We are at the dawn of a new consciousness, a radically fresh approach to our life as the human family in a fragile world.  This birth into a new awareness, into a new set of historical circumstances, appears in a number of shifts in our understanding:

  • The emergence of ecological awareness and sensitivity to the natural organic world, with an acknowledgment of the basic fragility of the earth.
  • A growing sense of the rights of other species.
  • A recognition of the interdependence of all domains of life and reality.
  • The ideal of abandoning a militant nationalism as a result of this tangible sense of our essential interdependence.
  • A deep, evolving experience of community between and among the religions through their individual members.
  • The growing receptivity to the inner treasures of the world’s religions.
  • An openness to the cosmos, with the realization that the relationship between humans and the earth is part of a larger community of the universe.
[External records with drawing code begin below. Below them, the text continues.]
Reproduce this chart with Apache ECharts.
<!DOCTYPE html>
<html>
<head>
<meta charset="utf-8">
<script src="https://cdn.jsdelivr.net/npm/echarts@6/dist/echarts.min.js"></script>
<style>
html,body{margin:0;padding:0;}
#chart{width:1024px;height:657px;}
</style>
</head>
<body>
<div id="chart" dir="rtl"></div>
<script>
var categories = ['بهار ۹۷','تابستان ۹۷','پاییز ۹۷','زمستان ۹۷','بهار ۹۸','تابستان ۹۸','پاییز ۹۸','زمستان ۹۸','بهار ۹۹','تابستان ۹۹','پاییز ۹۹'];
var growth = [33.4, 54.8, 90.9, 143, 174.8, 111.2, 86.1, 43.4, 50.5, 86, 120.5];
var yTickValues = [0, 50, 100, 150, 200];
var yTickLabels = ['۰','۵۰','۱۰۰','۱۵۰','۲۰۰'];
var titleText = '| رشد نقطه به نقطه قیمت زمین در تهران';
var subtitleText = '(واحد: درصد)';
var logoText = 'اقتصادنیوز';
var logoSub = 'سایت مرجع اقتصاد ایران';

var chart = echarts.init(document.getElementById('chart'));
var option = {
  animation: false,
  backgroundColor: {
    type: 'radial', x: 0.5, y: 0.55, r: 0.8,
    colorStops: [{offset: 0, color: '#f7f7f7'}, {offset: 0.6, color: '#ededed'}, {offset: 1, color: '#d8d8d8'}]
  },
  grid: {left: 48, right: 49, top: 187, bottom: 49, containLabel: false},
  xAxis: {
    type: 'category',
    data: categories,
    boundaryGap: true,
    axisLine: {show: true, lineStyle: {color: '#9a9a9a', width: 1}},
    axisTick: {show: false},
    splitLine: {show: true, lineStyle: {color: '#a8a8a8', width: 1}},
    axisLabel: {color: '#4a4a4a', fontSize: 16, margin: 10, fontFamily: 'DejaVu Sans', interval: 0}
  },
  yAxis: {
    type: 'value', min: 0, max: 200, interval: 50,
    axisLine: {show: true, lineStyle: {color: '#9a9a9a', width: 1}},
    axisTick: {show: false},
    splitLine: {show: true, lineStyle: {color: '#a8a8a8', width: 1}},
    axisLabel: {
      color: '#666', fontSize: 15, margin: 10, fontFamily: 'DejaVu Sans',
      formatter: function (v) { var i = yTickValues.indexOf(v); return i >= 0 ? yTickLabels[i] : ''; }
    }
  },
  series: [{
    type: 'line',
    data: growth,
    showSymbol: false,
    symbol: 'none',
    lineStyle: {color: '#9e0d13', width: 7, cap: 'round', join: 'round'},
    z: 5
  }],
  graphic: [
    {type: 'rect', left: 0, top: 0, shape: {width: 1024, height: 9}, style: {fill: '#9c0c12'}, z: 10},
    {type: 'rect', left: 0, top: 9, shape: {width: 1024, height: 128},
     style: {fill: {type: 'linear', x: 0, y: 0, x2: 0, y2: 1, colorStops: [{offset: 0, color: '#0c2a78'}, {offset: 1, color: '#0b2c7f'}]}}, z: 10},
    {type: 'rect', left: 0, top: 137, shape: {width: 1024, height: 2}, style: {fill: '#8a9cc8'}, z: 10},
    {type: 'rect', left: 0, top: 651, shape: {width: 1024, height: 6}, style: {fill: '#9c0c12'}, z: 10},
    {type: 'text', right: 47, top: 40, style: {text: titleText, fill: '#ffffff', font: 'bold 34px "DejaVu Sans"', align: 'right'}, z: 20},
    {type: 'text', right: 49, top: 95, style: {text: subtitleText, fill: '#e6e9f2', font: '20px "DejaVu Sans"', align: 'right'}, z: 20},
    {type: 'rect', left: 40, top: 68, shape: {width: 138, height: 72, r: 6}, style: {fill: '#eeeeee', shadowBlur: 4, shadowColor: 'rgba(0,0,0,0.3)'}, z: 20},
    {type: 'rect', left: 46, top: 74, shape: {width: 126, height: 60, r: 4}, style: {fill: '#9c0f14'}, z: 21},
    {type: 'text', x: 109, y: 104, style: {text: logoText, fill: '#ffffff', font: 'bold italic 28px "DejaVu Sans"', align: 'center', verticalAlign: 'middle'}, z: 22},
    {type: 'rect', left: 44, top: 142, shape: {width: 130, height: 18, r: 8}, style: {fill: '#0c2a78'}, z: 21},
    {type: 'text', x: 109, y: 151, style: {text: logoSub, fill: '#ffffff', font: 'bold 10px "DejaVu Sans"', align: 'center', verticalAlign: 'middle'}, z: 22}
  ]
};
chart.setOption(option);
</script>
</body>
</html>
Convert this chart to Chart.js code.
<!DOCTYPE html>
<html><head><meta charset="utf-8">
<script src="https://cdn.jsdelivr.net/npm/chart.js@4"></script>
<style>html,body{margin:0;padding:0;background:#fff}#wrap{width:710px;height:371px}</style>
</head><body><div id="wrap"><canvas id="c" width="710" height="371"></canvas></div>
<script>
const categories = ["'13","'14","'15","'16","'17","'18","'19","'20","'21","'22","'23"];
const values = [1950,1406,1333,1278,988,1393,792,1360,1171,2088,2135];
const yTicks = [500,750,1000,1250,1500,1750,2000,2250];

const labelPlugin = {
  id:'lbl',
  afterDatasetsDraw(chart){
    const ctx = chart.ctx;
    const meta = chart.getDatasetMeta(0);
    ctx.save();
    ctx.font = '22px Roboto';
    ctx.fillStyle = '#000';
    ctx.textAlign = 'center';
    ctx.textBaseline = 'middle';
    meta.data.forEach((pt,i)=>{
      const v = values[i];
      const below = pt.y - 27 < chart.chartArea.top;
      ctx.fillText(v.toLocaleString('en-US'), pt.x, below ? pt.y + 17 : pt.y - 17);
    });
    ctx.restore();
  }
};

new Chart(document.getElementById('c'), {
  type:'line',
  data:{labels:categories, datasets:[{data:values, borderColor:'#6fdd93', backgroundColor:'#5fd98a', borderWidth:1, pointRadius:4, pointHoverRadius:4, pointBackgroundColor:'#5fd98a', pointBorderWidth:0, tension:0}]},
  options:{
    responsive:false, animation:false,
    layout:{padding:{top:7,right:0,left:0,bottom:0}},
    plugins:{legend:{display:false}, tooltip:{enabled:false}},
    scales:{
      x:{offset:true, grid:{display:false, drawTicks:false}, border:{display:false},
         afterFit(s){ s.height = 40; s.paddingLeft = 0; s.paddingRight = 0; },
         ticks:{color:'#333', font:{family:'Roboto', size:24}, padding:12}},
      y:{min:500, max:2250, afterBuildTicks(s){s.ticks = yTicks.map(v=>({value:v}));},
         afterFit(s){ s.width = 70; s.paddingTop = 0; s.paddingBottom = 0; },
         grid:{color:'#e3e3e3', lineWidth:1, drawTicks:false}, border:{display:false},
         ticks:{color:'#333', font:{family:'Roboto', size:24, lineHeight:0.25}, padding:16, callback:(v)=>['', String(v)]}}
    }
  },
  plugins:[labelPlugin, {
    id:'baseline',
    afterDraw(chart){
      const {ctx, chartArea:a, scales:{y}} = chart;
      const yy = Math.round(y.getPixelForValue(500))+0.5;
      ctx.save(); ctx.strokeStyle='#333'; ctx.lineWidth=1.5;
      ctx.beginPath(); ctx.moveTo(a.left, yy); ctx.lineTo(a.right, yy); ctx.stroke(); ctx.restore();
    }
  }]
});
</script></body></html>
Each of these shifts represents dramatic change; taken together, they will define the thought and culture of the third millenium.   … We could really name [this] age after any of of these shifts in understanding.  To encompass them all, however, perhaps the best name for this new segment of historical experience is the Interspiritual Age.
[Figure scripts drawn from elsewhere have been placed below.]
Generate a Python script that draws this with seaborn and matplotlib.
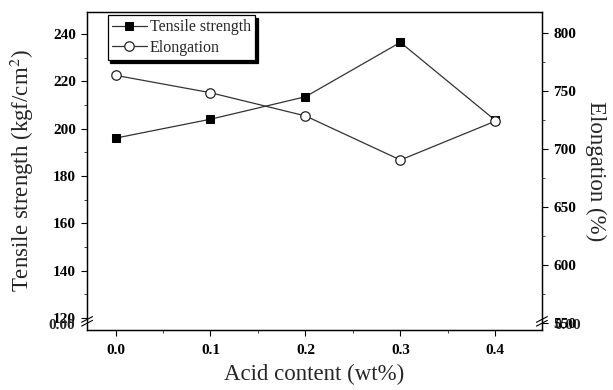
import matplotlib
matplotlib.use("Agg")
import matplotlib.pyplot as plt
import seaborn as sns
import pandas as pd

# Measured values
acid_content = [0.0, 0.1, 0.2, 0.3, 0.4]
tensile_strength = [196, 204, 213.5, 236.5, 203.5]   # kgf/cm^2
elongation = [763.5, 748.5, 728.5, 690.5, 724]        # %

left_ticks = [120, 140, 160, 180, 200, 220, 240]
right_ticks = [550, 600, 650, 700, 750, 800]
x_ticks = [0.0, 0.1, 0.2, 0.3, 0.4]

sns.set_style("ticks")
plt.rcParams["font.family"] = ["Liberation Serif", "DejaVu Serif"]
plt.rcParams["mathtext.fontset"] = "stix"

df = pd.DataFrame({"acid": acid_content, "ts": tensile_strength, "el": elongation})

fig = plt.figure(figsize=(6.13, 3.90), dpi=100)
ax = fig.add_axes([0.142, 0.154, 0.742, 0.815])
ax2 = ax.twinx()

sns.lineplot(data=df, x="acid", y="ts", ax=ax, color="#333333", lw=0.9,
             marker="s", markersize=6, markerfacecolor="black",
             markeredgecolor="black", label="Tensile strength", legend=False)
sns.lineplot(data=df, x="acid", y="el", ax=ax2, color="#333333", lw=0.9,
             marker="o", markersize=6.8, markerfacecolor="white",
             markeredgecolor="#222222", markeredgewidth=0.9,
             label="Elongation", legend=False)

ax.set_xlim(-0.03, 0.449)
ax.set_ylim(114.9, 249.3)
ax2.set_ylim(544, 818)

ax.set_xticks(x_ticks)
ax.set_xticklabels([f"{v:.1f}" for v in x_ticks])
ax.set_xticks([0.05, 0.15, 0.25, 0.35], minor=True)
ax.set_yticks(left_ticks)
ax.set_yticklabels([str(v) for v in left_ticks])
ax.set_yticks([130, 150, 170, 190, 210, 230], minor=True)
ax2.set_yticks(right_ticks)
ax2.set_yticklabels([str(v) for v in right_ticks])
ax2.set_yticks([575, 625, 675, 725, 775], minor=True)

for a in (ax, ax2):
    a.tick_params(which="major", direction="out", length=4, width=0.8,
                  labelsize=11, colors="black", pad=4)
    a.tick_params(which="minor", direction="out", length=2.5, width=0.6)
    for lbl in a.get_xticklabels() + a.get_yticklabels():
        lbl.set_fontweight("bold")
    for s in a.spines.values():
        s.set_linewidth(0.9)
        s.set_color("black")
ax.tick_params(axis="x", pad=6)

ax.set_xlabel("Acid content (wt%)", fontsize=16.5, labelpad=5)
ax.set_ylabel("Tensile strength (kgf/cm$^2$)", fontsize=16.5, labelpad=12)
ax2.set_ylabel("Elongation (%)", fontsize=16.5, rotation=270, labelpad=22)

# Axis-break marks and the zero labels at the bottom of both y axes
for xa in (0.0, 1.0):
    for dy in (0.0, 0.012):
        ax.plot([xa - 0.012, xa + 0.012], [0.012 + dy, 0.03 + dy],
                transform=ax.transAxes, color="black", lw=0.8, clip_on=False)
ax.text(-0.027, 0.014, "0.00", transform=ax.transAxes, ha="right", va="center",
        fontsize=11, fontweight="bold")
ax.text(1.027, 0.014, "0.00", transform=ax.transAxes, ha="left", va="center",
        fontsize=11, fontweight="bold")

handles = [ax.lines[0], ax2.lines[0]]
leg = ax2.legend(handles, ["Tensile strength", "Elongation"],
                 loc="upper left", bbox_to_anchor=(0.045, 0.99),
                 borderaxespad=0, fancybox=False, frameon=True,
                 shadow={"color": "black", "alpha": 1.0},
                 fontsize=11.5, handlelength=2.2, handletextpad=0.2,
                 labelspacing=0.3, borderpad=0.25)
leg.get_frame().set_edgecolor("black")
leg.get_frame().set_linewidth(0.9)

fig.savefig("out.png", dpi=100)
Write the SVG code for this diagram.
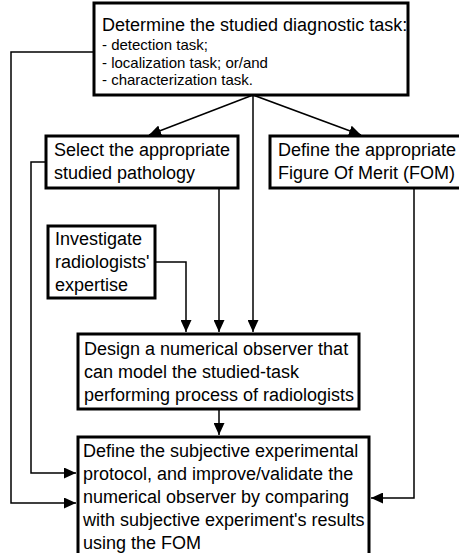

All of these awarenesses are interrelated, and each is indispensable to clearly grasping the greater shift taking place, a shift that will sink roots deep into our lives and culture.   Taken together, they are preparing the way for a universal civilization: a civilization with a heart.  These aspects of spirituality will shape how we conduct politics and education; how we envision our economies, media, and entertainment; and how we develop our relationship with the natural world, while pursuing our quality of life.

Interdependence is an inescapable fact of our contemporary world.  … A spiritual interdependence also exists between and among the world’s religions.  This interdependence is more subtle, though the actual impact of traditions on each other is clearly discernable in history.  …The spiritual interdependence is often indirect and thus not clearly seen.  But it is nonetheless real.  …When we examine  relations among the religions today, we find traditions increasingly discovering and pursuing a real experience of community, especially among individuals.  This existential realization arises from actual encounters between people of different traditions.
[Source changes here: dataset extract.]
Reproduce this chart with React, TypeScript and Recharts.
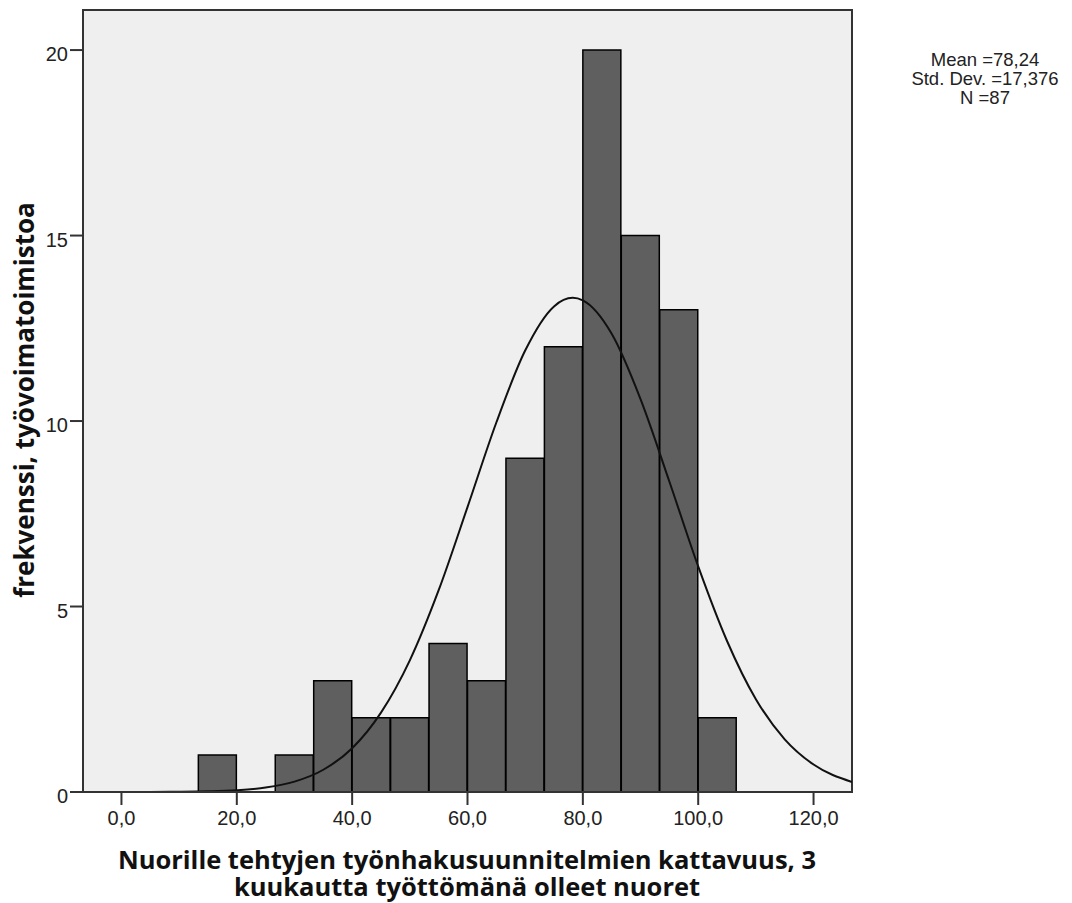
import { ComposedChart, Bar, Line, XAxis, YAxis, CartesianGrid, ReferenceArea } from 'recharts';

// histogram bins (width 6.667), left edges
const binStarts = [
  -6.667, 0, 6.667, 13.333, 20, 26.667, 33.333, 40, 46.667, 53.333,
  60, 66.667, 73.333, 80, 86.667, 93.333, 100, 106.667, 113.333, 120,
];
const binCounts = [0, 0, 0, 1, 0, 1, 3, 2, 2, 4, 3, 9, 12, 20, 15, 13, 2, 0, 0, 0];

// normal curve
const curveX = [
  -6.667, 0, 5, 10, 15, 20, 25, 30, 35, 40, 45, 50, 55, 60, 65, 70, 75, 78.24,
  80, 85, 90, 95, 100, 105, 110, 115, 120, 126.667,
];
const curveY = [
  0.0001, 0.0005, 0.002, 0.006, 0.018, 0.048, 0.12, 0.28, 0.6, 1.18, 2.14, 3.55, 5.44, 7.68,
  9.96, 11.9, 13.09, 13.32, 13.25, 12.35, 10.59, 8.37, 6.08, 4.07, 2.5, 1.42, 0.74, 0.27,
];

const xTicks = [0, 20, 40, 60, 80, 100, 120];
const yTicks = [0, 5, 10, 15, 20];

const statLines = ['Mean =78,24', 'Std. Dev. =17,376', 'N =87'];
const xTitle = ['Nuorille tehtyjen työnhakusuunnitelmien kattavuus, 3', 'kuukautta työttömänä olleet nuoret'];
const yTitle = 'frekvenssi, työvoimatoimistoa';

const bins = binStarts.map((s, i) => ({ bin: String(s), count: binCounts[i] }));
const curve = curveX.map((x, i) => ({ x, y: curveY[i] }));

const titleFont = '"Open Sans", Lato, sans-serif';
const tickFont = '"Liberation Sans", Arial, sans-serif';

export default function App() {
  return (
    <div style={{ position: 'absolute', left: 0, top: 0, width: 1072, height: 903, background: '#fff' }}>
      <ComposedChart
        width={1072}
        height={903}
        data={bins}
        barCategoryGap={0}
        margin={{ top: 10, right: 220, bottom: 81, left: 0 }}
      >
        <CartesianGrid fill="#efefef" horizontal={false} vertical={false} stroke="none" />
        <XAxis xAxisId="bins" dataKey="bin" type="category" hide height={0} />
        <XAxis
          xAxisId="val"
          dataKey="x"
          type="number"
          domain={[-6.667, 126.667]}
          allowDataOverflow
          ticks={xTicks}
          tickFormatter={(v: number) => v.toFixed(1).replace('.', ',')}
          height={30}
          tickSize={13}
          tickMargin={6}
          stroke="#333"
          strokeWidth={2}
          tick={{ fill: '#222', fontSize: 20, fontFamily: tickFont }}
        />
        <YAxis
          domain={[0, 21.08]}
          allowDataOverflow
          ticks={yTicks}
          width={83}
          tickSize={13}
          tickMargin={2}
          stroke="#333"
          strokeWidth={2}
          tick={{ fill: '#222', fontSize: 20, fontFamily: tickFont, dy: 4 }}
        />
        <Bar
          xAxisId="bins"
          dataKey="count"
          fill="#5f5f5f"
          stroke="#000"
          strokeWidth={1.5}
          isAnimationActive={false}
        />
        <Line
          xAxisId="val"
          data={curve}
          dataKey="y"
          type="monotone"
          stroke="#111"
          strokeWidth={2}
          dot={false}
          activeDot={false}
          isAnimationActive={false}
        />
        <ReferenceArea
          xAxisId="val"
          x1={-6.667}
          x2={126.667}
          y1={0}
          y2={21.08}
          ifOverflow="visible"
          fill="none"
          stroke="#333"
          strokeWidth={2}
        />
      </ComposedChart>
      <svg width={1072} height={903} style={{ position: 'absolute', left: 0, top: 0, pointerEvents: 'none' }}>
        {statLines.map((t, i) => (
          <text key={t} x={985} y={66 + i * 19} textAnchor="middle" fontSize={18.5} fontFamily={tickFont} fill="#222">
            {t}
          </text>
        ))}
        {xTitle.map((t, i) => (
          <text key={t} x={467} y={869 + i * 27} textAnchor="middle" fontSize={25.5} fontWeight="bold" fontFamily={titleFont} fill="#111">
            {t}
          </text>
        ))}
        <text
          transform="translate(34,400) rotate(-90)"
          textAnchor="middle"
          fontSize={26}
          fontWeight="bold"
          fontFamily={titleFont}
          fill="#111"
        >
          {yTitle}
        </text>
      </svg>
    </div>
  );
}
Interspirituality and intermysticism are terms I have coined to designate the increasingly familiar phenomenon of cross-religious sharing of interior resources, the spiritual treasures of each tradition.  …In the third millennium, interspirituality and intermysticism will become more and more the norm in humankind’s inner evolution." 

"I am always inspired by genuine acts of selflessness.  …This quality of love is the natural fruit of the mystical life and the contemplative character, and it is the nature and fullness of this character [which defines] the elements of mature interspirituality:  actual moral capacity, solidarity with all living beings, deep nonviolence, humility, spiritual practice, mature self-knowledge, simplicity of life, selfless service and compassionate action, and the prophetic voice."